◆ **Work to do**: The line holding "191, 193, 193]" is the last one to output; start at the first line of the data, keep every line in between exactly, and leave out pictures.
/---
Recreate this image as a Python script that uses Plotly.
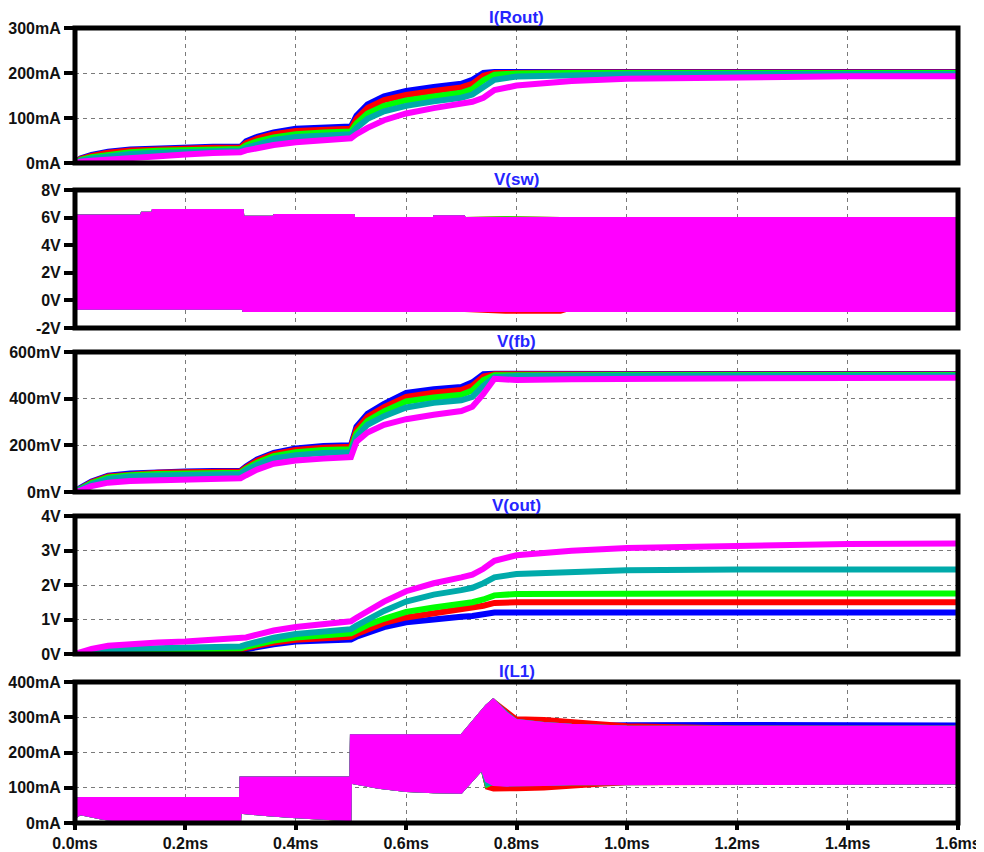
import plotly.graph_objects as go

# ---------------- data ----------------
SERIES_COLORS = ["#0000FF", "#FF0000", "#00FF00", "#00AAAA", "#FF00FF"]
PANEL_TITLES = ["I(Rout)", "V(sw)", "V(fb)", "V(out)", "I(L1)"]

# common time base (ms) for the smooth traces
t_smooth = [0, 0.01, 0.03, 0.06, 0.1, 0.15, 0.2, 0.25, 0.3, 0.31, 0.33, 0.36, 0.4, 0.45, 0.5,
            0.51, 0.53, 0.56, 0.6, 0.65, 0.7, 0.72, 0.74, 0.76, 0.8, 0.9, 1.0, 1.2, 1.4, 1.6]

# I(Rout) in mA
irout_blue = [0, 10, 18, 25, 30, 33, 35, 36, 36, 48, 58, 68, 76, 80, 81,
              105, 130, 148, 160, 169, 176, 185, 200, 202, 202, 202, 202, 202, 202, 202]
irout_red = [0, 9, 16, 23, 28, 31, 33, 34, 34, 44, 54, 64, 71, 75, 76,
             98, 122, 140, 151, 160, 168, 176, 194, 200, 201, 201, 201, 201, 201, 201]
irout_green = [0, 7, 13, 19, 24, 27, 29, 30, 31, 39, 48, 57, 64, 68, 70,
               88, 110, 127, 139, 148, 156, 164, 184, 196, 199, 200, 200, 200, 200, 200]
irout_teal = [0, 5, 10, 15, 20, 23, 25, 27, 28, 34, 42, 51, 58, 62, 64,
              78, 98, 115, 127, 137, 145, 152, 168, 185, 192, 196, 197, 198, 198, 198]
irout_magenta = [0, 3, 5, 8, 12, 16, 19, 22, 24, 28, 34, 40, 46, 51, 55,
                 64, 78, 95, 110, 122, 131, 136, 145, 162, 172, 182, 187, 191, 193, 193]

# V(fb) in mV
vfb_blue = [0, 18, 45, 70, 79, 85, 88, 90, 91, 110, 140, 168, 187, 197, 200,
            280, 335, 378, 425, 440, 450, 470, 505, 507, 506, 506, 506, 506, 506, 506]
vfb_red = [0, 16, 42, 67, 76, 82, 85, 87, 88, 105, 134, 162, 180, 190, 194,
           268, 322, 364, 408, 425, 437, 455, 495, 505, 504, 504, 504, 504, 504, 504]
vfb_green = [0, 14, 38, 62, 72, 77, 80, 82, 83, 100, 126, 154, 170, 180, 183,
             252, 305, 345, 388, 405, 417, 435, 480, 500, 501, 501, 501, 501, 501, 501]
vfb_teal = [0, 11, 33, 56, 66, 71, 74, 76, 77, 94, 117, 144, 158, 167, 170,
            238, 288, 325, 362, 382, 393, 408, 455, 492, 497, 498, 498, 498, 498, 498]
vfb_magenta = [0, 6, 25, 40, 47, 51, 54, 57, 59, 72, 96, 121, 135, 143, 150,
               215, 255, 288, 312, 331, 347, 365, 420, 485, 480, 483, 485, 488, 489, 490]

# V(out) in V
vout_blue = [0, 0.01, 0.03, 0.05, 0.06, 0.07, 0.08, 0.08, 0.09, 0.14, 0.21, 0.28, 0.36, 0.40, 0.42,
             0.50, 0.62, 0.78, 0.92, 1.02, 1.08, 1.10, 1.15, 1.20, 1.20, 1.20, 1.20, 1.20, 1.20, 1.20]
vout_red = [0, 0.01, 0.04, 0.07, 0.09, 0.10, 0.11, 0.12, 0.13, 0.18, 0.25, 0.33, 0.41, 0.46, 0.50,
            0.58, 0.72, 0.90, 1.06, 1.18, 1.27, 1.32, 1.40, 1.48, 1.50, 1.50, 1.50, 1.50, 1.50, 1.50]
vout_green = [0, 0.02, 0.05, 0.09, 0.11, 0.13, 0.14, 0.15, 0.16, 0.21, 0.29, 0.39, 0.48, 0.55, 0.60,
              0.68, 0.84, 1.02, 1.22, 1.35, 1.45, 1.50, 1.58, 1.70, 1.74, 1.75, 1.75, 1.75, 1.75, 1.75]
vout_teal = [0, 0.02, 0.07, 0.12, 0.15, 0.17, 0.19, 0.20, 0.22, 0.27, 0.36, 0.47, 0.58, 0.66, 0.72,
             0.82, 1.00, 1.25, 1.52, 1.72, 1.85, 1.92, 2.05, 2.22, 2.32, 2.38, 2.43, 2.45, 2.45, 2.45]
vout_magenta = [0, 0.05, 0.15, 0.24, 0.29, 0.33, 0.36, 0.40, 0.44, 0.48, 0.56, 0.68, 0.78, 0.88, 0.95,
                1.05, 1.25, 1.52, 1.82, 2.05, 2.22, 2.30, 2.47, 2.70, 2.86, 2.99, 3.07, 3.14, 3.19, 3.20]

# V(sw) switching envelope (V)
t_sw = [0, 0.12, 0.121, 0.14, 0.141, 0.304, 0.305, 0.36, 0.361, 0.505, 0.506, 0.65, 0.651,
        0.705, 0.706, 0.78, 0.88, 0.89, 1.6]
vsw_hi_blue = [6.15, 6.15, 6.35, 6.35, 6.55, 6.55, 6.07, 6.07, 6.19, 6.19, 5.98, 5.98, 6.1,
               6.1, 5.98, 5.98, 5.98, 5.98, 5.98]
vsw_lo_blue = [-0.6, -0.6, -0.6, -0.6, -0.6, -0.6, -0.77, -0.77, -0.77, -0.77, -0.77, -0.77, -0.77,
               -0.77, -0.77, -0.77, -0.77, -0.77, -0.77]
vsw_hi_red = [6.15, 6.15, 6.35, 6.35, 6.55, 6.55, 6.07, 6.07, 6.19, 6.19, 5.98, 5.98, 6.1,
              6.1, 5.98, 6.02, 5.98, 5.98, 5.98]
vsw_lo_red = [-0.6, -0.6, -0.6, -0.6, -0.6, -0.6, -0.77, -0.77, -0.77, -0.77, -0.77, -0.77, -0.77,
              -0.77, -0.77, -0.9, -0.9, -0.77, -0.77]
vsw_hi_green = [6.15, 6.15, 6.35, 6.35, 6.55, 6.55, 6.07, 6.07, 6.19, 6.19, 5.98, 5.98, 6.1,
                6.1, 5.98, 6.03, 5.98, 5.98, 5.98]
vsw_lo_green = [-0.6, -0.6, -0.6, -0.6, -0.6, -0.6, -0.77, -0.77, -0.77, -0.77, -0.77, -0.77, -0.77,
                -0.77, -0.77, -0.77, -0.77, -0.77, -0.77]
vsw_hi_teal = [6.15, 6.15, 6.35, 6.35, 6.55, 6.55, 6.07, 6.07, 6.19, 6.19, 5.98, 5.98, 6.1,
               6.1, 5.98, 5.98, 5.98, 5.98, 5.98]
vsw_lo_teal = [-0.6, -0.6, -0.6, -0.6, -0.6, -0.6, -0.77, -0.77, -0.77, -0.77, -0.77, -0.77, -0.77,
               -0.77, -0.77, -0.77, -0.77, -0.77, -0.77]
vsw_hi_magenta = [6.15, 6.15, 6.35, 6.35, 6.55, 6.55, 6.07, 6.07, 6.19, 6.19, 5.98, 5.98, 6.1,
                  6.1, 5.98, 5.98, 5.98, 5.98, 5.98]
vsw_lo_magenta = [-0.6, -0.6, -0.6, -0.6, -0.6, -0.6, -0.77, -0.77, -0.77, -0.77, -0.77, -0.77, -0.77,
                  -0.77, -0.77, -0.77, -0.77, -0.77, -0.77]

# I(L1) ripple envelope (mA)
t_il = [0, 0.01, 0.05, 0.1, 0.2, 0.299, 0.3, 0.35, 0.4, 0.45, 0.499, 0.5, 0.55, 0.6, 0.65, 0.7,
        0.737, 0.745, 0.758, 0.783, 0.8, 0.85, 0.9, 0.95, 1.0, 1.2, 1.4, 1.6]
il_hi_blue = [69, 71, 71, 71, 71, 71, 129, 129, 129, 129, 129, 249, 249, 249, 249, 249,
              318, 333, 351, 311, 292, 284, 281, 282, 283, 284, 282, 282]
il_lo_blue = [15, 25, 12, 2, 0, 0, 29, 22, 16, 11, 8, 114, 100, 91, 87, 86,
              151, 100, 104, 106, 107, 108, 110, 111, 112, 112, 112, 112]
il_hi_red = [69, 71, 71, 71, 71, 71, 129, 129, 129, 129, 129, 249, 249, 249, 249, 249,
             318, 333, 351, 320, 300, 298, 293, 286, 280, 274, 273, 273]
il_lo_red = [15, 25, 12, 2, 0, 0, 29, 22, 16, 11, 8, 114, 100, 91, 87, 86,
             151, 98, 92, 92, 93, 95, 101, 106, 110, 112, 112, 112]
il_hi_green = [69, 71, 71, 71, 71, 71, 129, 129, 129, 129, 129, 249, 249, 249, 249, 249,
               318, 333, 351, 313, 292, 284, 279, 276, 274, 273, 273, 273]
il_lo_green = [15, 25, 12, 2, 0, 0, 29, 22, 16, 11, 8, 114, 100, 91, 87, 86,
               151, 102, 112, 108, 107, 108, 110, 111, 112, 112, 112, 112]
il_hi_teal = [69, 71, 71, 71, 71, 71, 129, 129, 129, 129, 129, 249, 249, 249, 249, 249,
              318, 333, 351, 314, 293, 284, 279, 276, 274, 273, 273, 273]
il_lo_teal = [15, 25, 12, 2, 0, 0, 29, 22, 16, 11, 8, 114, 100, 91, 87, 86,
              151, 106, 110, 106, 107, 108, 110, 111, 112, 112, 112, 112]
il_hi_magenta = [69, 71, 71, 71, 71, 71, 129, 129, 129, 129, 129, 249, 249, 249, 249, 249,
                 318, 333, 351, 311, 292, 284, 279, 276, 274, 273, 273, 273]
il_lo_magenta = [15, 25, 12, 2, 0, 0, 29, 22, 16, 11, 8, 114, 100, 91, 87, 86,
                 151, 118, 108, 106, 107, 108, 110, 111, 112, 112, 112, 112]

# axis ticks
x_ticks = [0, 0.2, 0.4, 0.6, 0.8, 1.0, 1.2, 1.4, 1.6]
x_ticklabels = ["0.0ms", "0.2ms", "0.4ms", "0.6ms", "0.8ms", "1.0ms", "1.2ms", "1.4ms", "1.6ms"]
irout_ticks = [0, 100, 200, 300]
irout_ticklabels = ["0mA", "100mA", "200mA", "300mA"]
vsw_ticks = [-2, 0, 2, 4, 6, 8]
vsw_ticklabels = ["-2V", "0V", "2V", "4V", "6V", "8V"]
vfb_ticks = [0, 200, 400, 600]
vfb_ticklabels = ["0mV", "200mV", "400mV", "600mV"]
vout_ticks = [0, 1, 2, 3, 4]
vout_ticklabels = ["0V", "1V", "2V", "3V", "4V"]
il_ticks = [0, 100, 200, 300, 400]
il_ticklabels = ["0mA", "100mA", "200mA", "300mA", "400mA"]

# ---------------- figure ----------------
# the page body has an 8px margin, so the figure is sized/positioned to compensate
OFF = 8
W, H = 984 - OFF, 852 - OFF
X_LEFT, X_RIGHT = 75 - OFF, 958 - OFF
PANEL_PX = [(28 - OFF, 163 - OFF), (190 - OFF, 328 - OFF), (352 - OFF, 492 - OFF),
            (516 - OFF, 654 - OFF), (682 - OFF, 823 - OFF)]

fig = go.Figure()

line_sets = {
    1: [irout_blue, irout_red, irout_green, irout_teal, irout_magenta],
    3: [vfb_blue, vfb_red, vfb_green, vfb_teal, vfb_magenta],
    4: [vout_blue, vout_red, vout_green, vout_teal, vout_magenta],
}
band_sets = {
    2: (t_sw, [(vsw_hi_blue, vsw_lo_blue), (vsw_hi_red, vsw_lo_red), (vsw_hi_green, vsw_lo_green),
               (vsw_hi_teal, vsw_lo_teal), (vsw_hi_magenta, vsw_lo_magenta)]),
    5: (t_il, [(il_hi_blue, il_lo_blue), (il_hi_red, il_lo_red), (il_hi_green, il_lo_green),
               (il_hi_teal, il_lo_teal), (il_hi_magenta, il_lo_magenta)]),
}

def axname(i, kind):
    return kind if i == 1 else f"{kind}{i}"

for i in range(1, 6):
    xa, ya = axname(i, "x"), axname(i, "y")
    if i in line_sets:
        for col, ys in zip(SERIES_COLORS, line_sets[i]):
            fig.add_trace(go.Scatter(x=t_smooth, y=ys, mode="lines", xaxis=xa, yaxis=ya,
                                     line=dict(color=col, width=6), hoverinfo="skip"))
    else:
        tb, bands = band_sets[i]
        for col, (hi, lo) in zip(SERIES_COLORS, bands):
            fig.add_trace(go.Scatter(x=list(tb) + list(tb)[::-1], y=list(hi) + list(lo)[::-1],
                                     mode="lines", fill="toself", fillcolor=col,
                                     xaxis=xa, yaxis=ya, line=dict(color=col, width=2),
                                     hoverinfo="skip"))

tick_font = dict(family="Liberation Sans, Arial, sans-serif", size=16, color="#111111", weight="bold")
y_specs = [
    ([0, 300], irout_ticks, irout_ticklabels),
    ([-2, 8], vsw_ticks, vsw_ticklabels),
    ([0, 600], vfb_ticks, vfb_ticklabels),
    ([0, 4], vout_ticks, vout_ticklabels),
    ([0, 400], il_ticks, il_ticklabels),
]

layout = dict(width=W, height=H, margin=dict(l=0, r=0, t=0, b=0, autoexpand=False),
              paper_bgcolor="white", plot_bgcolor="white", showlegend=False)
shapes, annotations = [], []
xdom = [X_LEFT / W, X_RIGHT / W]
for i in range(1, 6):
    top, bot = PANEL_PX[i - 1]
    ydom = [1 - bot / H, 1 - top / H]
    rng, tv, tt = y_specs[i - 1]
    xkey = "xaxis" if i == 1 else f"xaxis{i}"
    ykey = "yaxis" if i == 1 else f"yaxis{i}"
    layout[xkey] = dict(domain=xdom, range=[0, 1.6], anchor=axname(i, "y"), automargin=False,
                        tickvals=x_ticks, ticktext=x_ticklabels,
                        showticklabels=(i == 5), ticks="outside" if i == 5 else "",
                        ticklen=6, tickwidth=4, tickcolor="black", tickfont=tick_font,
                        showgrid=True, gridcolor="#7a7a7a", gridwidth=1.3, griddash="4px,4px",
                        zeroline=False, showline=False, fixedrange=True)
    if i != 1:
        layout[xkey]["matches"] = "x"
    layout[ykey] = dict(domain=ydom, range=rng, anchor=axname(i, "x"), automargin=False,
                        tickvals=tv, ticktext=tt, ticks="outside", ticklen=10, tickwidth=4,
                        tickcolor="black", tickfont=tick_font,
                        showgrid=True, gridcolor="#7a7a7a", gridwidth=1.3, griddash="4px,4px",
                        zeroline=False, showline=False, fixedrange=True)
    shapes.append(dict(type="rect", xref=f"{axname(i, 'x')} domain", yref=f"{axname(i, 'y')} domain",
                       x0=0, x1=1, y0=0, y1=1, line=dict(color="black", width=5),
                       fillcolor="rgba(0,0,0,0)", layer="above"))
    annotations.append(dict(text=PANEL_TITLES[i - 1], xref=f"{axname(i, 'x')} domain",
                            yref=f"{axname(i, 'y')} domain", x=0.5, y=1, xanchor="center",
                            yanchor="bottom", yshift=0, borderpad=0, showarrow=False,
                            font=dict(family="Liberation Sans, Arial, sans-serif", size=17,
                                      color="#2525FF", weight="bold")))

layout["shapes"] = shapes
layout["annotations"] = annotations
fig.update_layout(**layout)

fig.write_html("out.html")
\---
◆ **Exercise output**:
Recreate this image as a Python script that uses Plotly.
import plotly.graph_objects as go

# ---------------- data ----------------
SERIES_COLORS = ["#0000FF", "#FF0000", "#00FF00", "#00AAAA", "#FF00FF"]
PANEL_TITLES = ["I(Rout)", "V(sw)", "V(fb)", "V(out)", "I(L1)"]

# common time base (ms) for the smooth traces
t_smooth = [0, 0.01, 0.03, 0.06, 0.1, 0.15, 0.2, 0.25, 0.3, 0.31, 0.33, 0.36, 0.4, 0.45, 0.5,
            0.51, 0.53, 0.56, 0.6, 0.65, 0.7, 0.72, 0.74, 0.76, 0.8, 0.9, 1.0, 1.2, 1.4, 1.6]

# I(Rout) in mA
irout_blue = [0, 10, 18, 25, 30, 33, 35, 36, 36, 48, 58, 68, 76, 80, 81,
              105, 130, 148, 160, 169, 176, 185, 200, 202, 202, 202, 202, 202, 202, 202]
irout_red = [0, 9, 16, 23, 28, 31, 33, 34, 34, 44, 54, 64, 71, 75, 76,
             98, 122, 140, 151, 160, 168, 176, 194, 200, 201, 201, 201, 201, 201, 201]
irout_green = [0, 7, 13, 19, 24, 27, 29, 30, 31, 39, 48, 57, 64, 68, 70,
               88, 110, 127, 139, 148, 156, 164, 184, 196, 199, 200, 200, 200, 200, 200]
irout_teal = [0, 5, 10, 15, 20, 23, 25, 27, 28, 34, 42, 51, 58, 62, 64,
              78, 98, 115, 127, 137, 145, 152, 168, 185, 192, 196, 197, 198, 198, 198]
irout_magenta = [0, 3, 5, 8, 12, 16, 19, 22, 24, 28, 34, 40, 46, 51, 55,
                 64, 78, 95, 110, 122, 131, 136, 145, 162, 172, 182, 187, 191, 193, 193]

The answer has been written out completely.